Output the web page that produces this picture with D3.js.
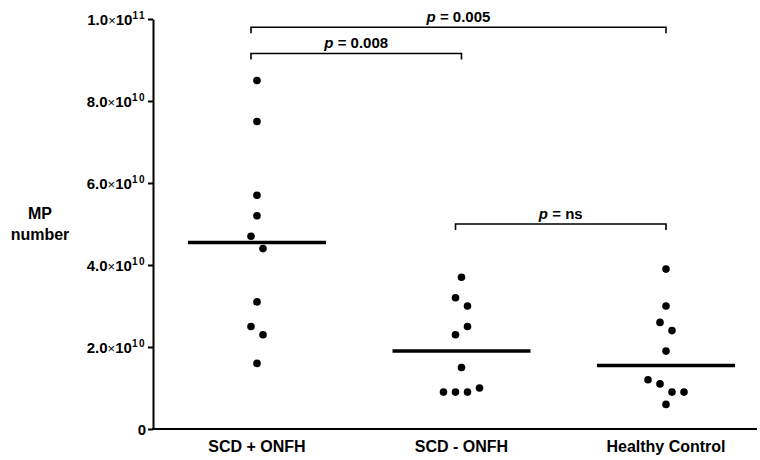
<!DOCTYPE html>
<html><head><meta charset="utf-8">
<script src="https://cdn.jsdelivr.net/npm/d3@7/dist/d3.min.js"></script>
<style>
body{margin:0;background:#fff;}
text{font-family:"Liberation Sans",Arial,sans-serif;font-weight:bold;fill:#000;}
</style></head>
<body><svg id="chart" width="760" height="460"></svg>
<script>
const categories = ["SCD + ONFH", "SCD - ONFH", "Healthy Control"];
const scdPlusOnfh = [8.5e10, 7.5e10, 5.7e10, 5.2e10, 4.7e10, 4.4e10, 3.1e10, 2.5e10, 2.3e10, 1.6e10];
const scdMinusOnfh = [3.7e10, 3.2e10, 3.0e10, 2.3e10, 2.5e10, 1.5e10, 0.9e10, 0.9e10, 0.9e10, 1.0e10];
const healthyControl = [3.9e10, 3.0e10, 2.6e10, 2.4e10, 1.9e10, 1.2e10, 1.1e10, 0.9e10, 0.9e10, 0.6e10];
const yTicks = [0, 2e10, 4e10, 6e10, 8e10, 1e11];
const yTitle = ["MP", "number"];
const comparisons = [
  {a: "SCD + ONFH", b: "SCD - ONFH", label: "0.008", level: 9.16e10},
  {a: "SCD + ONFH", b: "Healthy Control", label: "0.005", level: 9.8e10},
  {a: "SCD - ONFH", b: "Healthy Control", label: "ns", level: 5.0e10}
];
const groups = [scdPlusOnfh, scdMinusOnfh, healthyControl];

const svg = d3.select("#chart");
const y = d3.scaleLinear().domain([0, 1e11]).range([429, 19]);
const x = d3.scalePoint().domain(categories).range([257, 666]);
const axisX = 153, axisRight = 757;

// Y axis
const yAxis = svg.append("g").attr("transform", `translate(${axisX},0)`)
  .call(d3.axisLeft(y).tickValues(yTicks).tickSize(5).tickSizeOuter(0).tickFormat(""));
yAxis.select(".domain").attr("stroke", "#000").attr("stroke-width", 2);
yAxis.selectAll(".tick line").attr("stroke", "#000").attr("stroke-width", 2);
yAxis.selectAll(".tick").each(function(v) {
  const t = d3.select(this).append("text").attr("x", -7).attr("dy", "0.36em")
    .attr("text-anchor", "end").style("font-size", "15px");
  if (v === 0) { t.text("0"); return; }
  const exp = Math.floor(Math.log10(v));
  const mant = (v / Math.pow(10, exp)).toFixed(1);
  t.append("tspan").text(mant);
  t.append("tspan").text("×").style("font-weight", "normal").style("font-size", "13px");
  t.append("tspan").text("10");
  t.append("tspan").text(String(exp)).style("font-size", "10px").attr("dy", "-0.6em").style("letter-spacing", "1.5px");
});

// X axis line
svg.append("line").attr("x1", axisX - 1).attr("x2", axisRight)
  .attr("y1", y(0)).attr("y2", y(0)).attr("stroke", "#000").attr("stroke-width", 2);
svg.selectAll(".xlab").data(categories).enter().append("text")
  .attr("x", d => x(d)).attr("y", y(0) + 23).attr("text-anchor", "middle")
  .style("font-size", "16px").text(d => d);

// Y title
svg.selectAll(".ytitle").data(yTitle).enter().append("text")
  .attr("x", 40).attr("y", (d, i) => 219 + i * 21).attr("text-anchor", "middle")
  .style("font-size", "16px").text(d => d);

// Dots with simple cluster dodge
const step = 12, thresh = 14, maxCluster = 4, r = 3.8;
groups.forEach((vals, gi) => {
  const cat = categories[gi];
  const idx = vals.map((v, i) => i).sort((a, b) => vals[b] - vals[a] || a - b);
  const clusters = [];
  let cur = [];
  idx.forEach(i => {
    if (cur.length && (Math.abs(y(vals[i]) - y(vals[cur[cur.length - 1]])) >= thresh || cur.length >= maxCluster)) {
      clusters.push(cur); cur = [];
    }
    cur.push(i);
  });
  if (cur.length) clusters.push(cur);
  const offs = new Array(vals.length).fill(0);
  clusters.forEach(c => {
    const ordered = c.slice().sort((a, b) => a - b);
    ordered.forEach((i, k) => { offs[i] = (k - (ordered.length - 1) / 2) * step; });
  });
  svg.append("g").selectAll("circle").data(vals).enter().append("circle")
    .attr("cx", (d, i) => x(cat) + offs[i]).attr("cy", d => y(d)).attr("r", r).attr("fill", "#000");
  const med = d3.median(vals);
  svg.append("line").attr("x1", x(cat) - 69).attr("x2", x(cat) + 69)
    .attr("y1", y(med)).attr("y2", y(med)).attr("stroke", "#000").attr("stroke-width", 3.5);
});

// Comparison brackets
comparisons.forEach(c => {
  const x1 = x(c.a) - 6, x2 = x(c.b), yy = y(c.level);
  svg.append("path").attr("d", `M${x1},${yy + 6}V${yy}H${x2}V${yy + 6}`)
    .attr("fill", "none").attr("stroke", "#000").attr("stroke-width", 1.6);
  const t = svg.append("text").attr("x", (x1 + x2) / 2).attr("y", yy - 5)
    .attr("text-anchor", "middle").style("font-size", "15px");
  t.append("tspan").text("p").style("font-style", "italic");
  t.append("tspan").text(" = " + c.label);
});
</script></body></html>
------------------------------------------------------------------------
• **Work instructions**
Take the data above and repeat it exactly, leaving each picture out.

• **Expected answer**
Output the web page that produces this picture with D3.js.
<!DOCTYPE html>
<html><head><meta charset="utf-8">
<script src="https://cdn.jsdelivr.net/npm/d3@7/dist/d3.min.js"></script>
<style>
body{margin:0;background:#fff;}
text{font-family:"Liberation Sans",Arial,sans-serif;font-weight:bold;fill:#000;}
</style></head>
<body><svg id="chart" width="760" height="460"></svg>
<script>
const categories = ["SCD + ONFH", "SCD - ONFH", "Healthy Control"];
const scdPlusOnfh = [8.5e10, 7.5e10, 5.7e10, 5.2e10, 4.7e10, 4.4e10, 3.1e10, 2.5e10, 2.3e10, 1.6e10];
const scdMinusOnfh = [3.7e10, 3.2e10, 3.0e10, 2.3e10, 2.5e10, 1.5e10, 0.9e10, 0.9e10, 0.9e10, 1.0e10];
const healthyControl = [3.9e10, 3.0e10, 2.6e10, 2.4e10, 1.9e10, 1.2e10, 1.1e10, 0.9e10, 0.9e10, 0.6e10];
const yTicks = [0, 2e10, 4e10, 6e10, 8e10, 1e11];
const yTitle = ["MP", "number"];
const comparisons = [
  {a: "SCD + ONFH", b: "SCD - ONFH", label: "0.008", level: 9.16e10},
  {a: "SCD + ONFH", b: "Healthy Control", label: "0.005", level: 9.8e10},
  {a: "SCD - ONFH", b: "Healthy Control", label: "ns", level: 5.0e10}
];
const groups = [scdPlusOnfh, scdMinusOnfh, healthyControl];

const svg = d3.select("#chart");
const y = d3.scaleLinear().domain([0, 1e11]).range([429, 19]);
const x = d3.scalePoint().domain(categories).range([257, 666]);
const axisX = 153, axisRight = 757;

// Y axis
const yAxis = svg.append("g").attr("transform", `translate(${axisX},0)`)
  .call(d3.axisLeft(y).tickValues(yTicks).tickSize(5).tickSizeOuter(0).tickFormat(""));
yAxis.select(".domain").attr("stroke", "#000").attr("stroke-width", 2);
yAxis.selectAll(".tick line").attr("stroke", "#000").attr("stroke-width", 2);
yAxis.selectAll(".tick").each(function(v) {
  const t = d3.select(this).append("text").attr("x", -7).attr("dy", "0.36em")
    .attr("text-anchor", "end").style("font-size", "15px");
  if (v === 0) { t.text("0"); return; }
  const exp = Math.floor(Math.log10(v));
  const mant = (v / Math.pow(10, exp)).toFixed(1);
  t.append("tspan").text(mant);
  t.append("tspan").text("×").style("font-weight", "normal").style("font-size", "13px");
  t.append("tspan").text("10");
  t.append("tspan").text(String(exp)).style("font-size", "10px").attr("dy", "-0.6em").style("letter-spacing", "1.5px");
});

// X axis line
svg.append("line").attr("x1", axisX - 1).attr("x2", axisRight)
  .attr("y1", y(0)).attr("y2", y(0)).attr("stroke", "#000").attr("stroke-width", 2);
svg.selectAll(".xlab").data(categories).enter().append("text")
  .attr("x", d => x(d)).attr("y", y(0) + 23).attr("text-anchor", "middle")
  .style("font-size", "16px").text(d => d);

// Y title
svg.selectAll(".ytitle").data(yTitle).enter().append("text")
  .attr("x", 40).attr("y", (d, i) => 219 + i * 21).attr("text-anchor", "middle")
  .style("font-size", "16px").text(d => d);

// Dots with simple cluster dodge
const step = 12, thresh = 14, maxCluster = 4, r = 3.8;
groups.forEach((vals, gi) => {
  const cat = categories[gi];
  const idx = vals.map((v, i) => i).sort((a, b) => vals[b] - vals[a] || a - b);
  const clusters = [];
  let cur = [];
  idx.forEach(i => {
    if (cur.length && (Math.abs(y(vals[i]) - y(vals[cur[cur.length - 1]])) >= thresh || cur.length >= maxCluster)) {
      clusters.push(cur); cur = [];
    }
    cur.push(i);
  });
  if (cur.length) clusters.push(cur);
  const offs = new Array(vals.length).fill(0);
  clusters.forEach(c => {
    const ordered = c.slice().sort((a, b) => a - b);
    ordered.forEach((i, k) => { offs[i] = (k - (ordered.length - 1) / 2) * step; });
  });
  svg.append("g").selectAll("circle").data(vals).enter().append("circle")
    .attr("cx", (d, i) => x(cat) + offs[i]).attr("cy", d => y(d)).attr("r", r).attr("fill", "#000");
  const med = d3.median(vals);
  svg.append("line").attr("x1", x(cat) - 69).attr("x2", x(cat) + 69)
    .attr("y1", y(med)).attr("y2", y(med)).attr("stroke", "#000").attr("stroke-width", 3.5);
});

// Comparison brackets
comparisons.forEach(c => {
  const x1 = x(c.a) - 6, x2 = x(c.b), yy = y(c.level);
  svg.append("path").attr("d", `M${x1},${yy + 6}V${yy}H${x2}V${yy + 6}`)
    .attr("fill", "none").attr("stroke", "#000").attr("stroke-width", 1.6);
  const t = svg.append("text").attr("x", (x1 + x2) / 2).attr("y", yy - 5)
    .attr("text-anchor", "middle").style("font-size", "15px");
  t.append("tspan").text("p").style("font-style", "italic");
  t.append("tspan").text(" = " + c.label);
});
</script></body></html>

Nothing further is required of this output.